As part of the project, she hired a postdoc, Mia Rosa Koss Hartmann, who looked at the investigative part of police work online.

Here, the conclusion is that digital development is taking place so fast that the individual investigator does not have time to wait for an official course with the right tools to arrive. 

Instead, the investigators themselves acquire the competencies on an ongoing basis via all sorts of channels other than the official one. This creates new workflows, and it can pose some potential challenges for the police as an organization to be able to keep up.

Three aspects characterize the police's work online

As the final part of the project, the experiences from the first two parts were analysed by visiting researchers from the UK, Liam Ralph, and the Netherlands, Daniel Trottier, as well as Adam Diderichsen, associate professor at the Royal Danish Defence College.
They see three things in particular that distinguish police work online from traditional police work.

First, there's ownership. When the police patrol the roads in Denmark, they are Danish and often publicly owned. But the digital roads are usually international and privately owned. This means that the police are subject to some rules that are laid down by the international companies.

Secondly, there is a different pace of police work. Out in the physical world, the police often have to act here and now, for example if a fight is brewing. On the internet, it is possible to go out for a cup of coffee or talk through the situation with colleagues before acting, and thus other tools are used to resolve conflicts.

Thirdly, the exposure via social media can lead to the individual police officers becoming a form of celebrity.

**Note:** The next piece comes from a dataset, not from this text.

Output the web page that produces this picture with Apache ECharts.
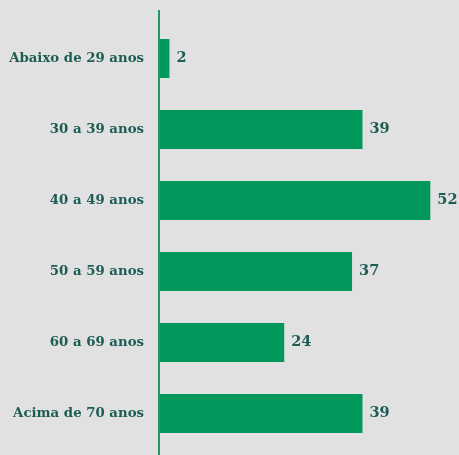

»The research has uncovered the risks and potentials associated with launching such initiatives in different versions. It has to do with the understanding you have of the police. In a Danish and Norwegian context, there is a high degree of trust in the police online. There is no such thing in England, for example, where there is no expectation and acceptance that the police should be present online in the same way as in Denmark and Norway, for example,« concludes Kira Vrist Rønn, who shares the results of her research and has, among other things, been back to Norway to emphasize her points to the Norwegian police.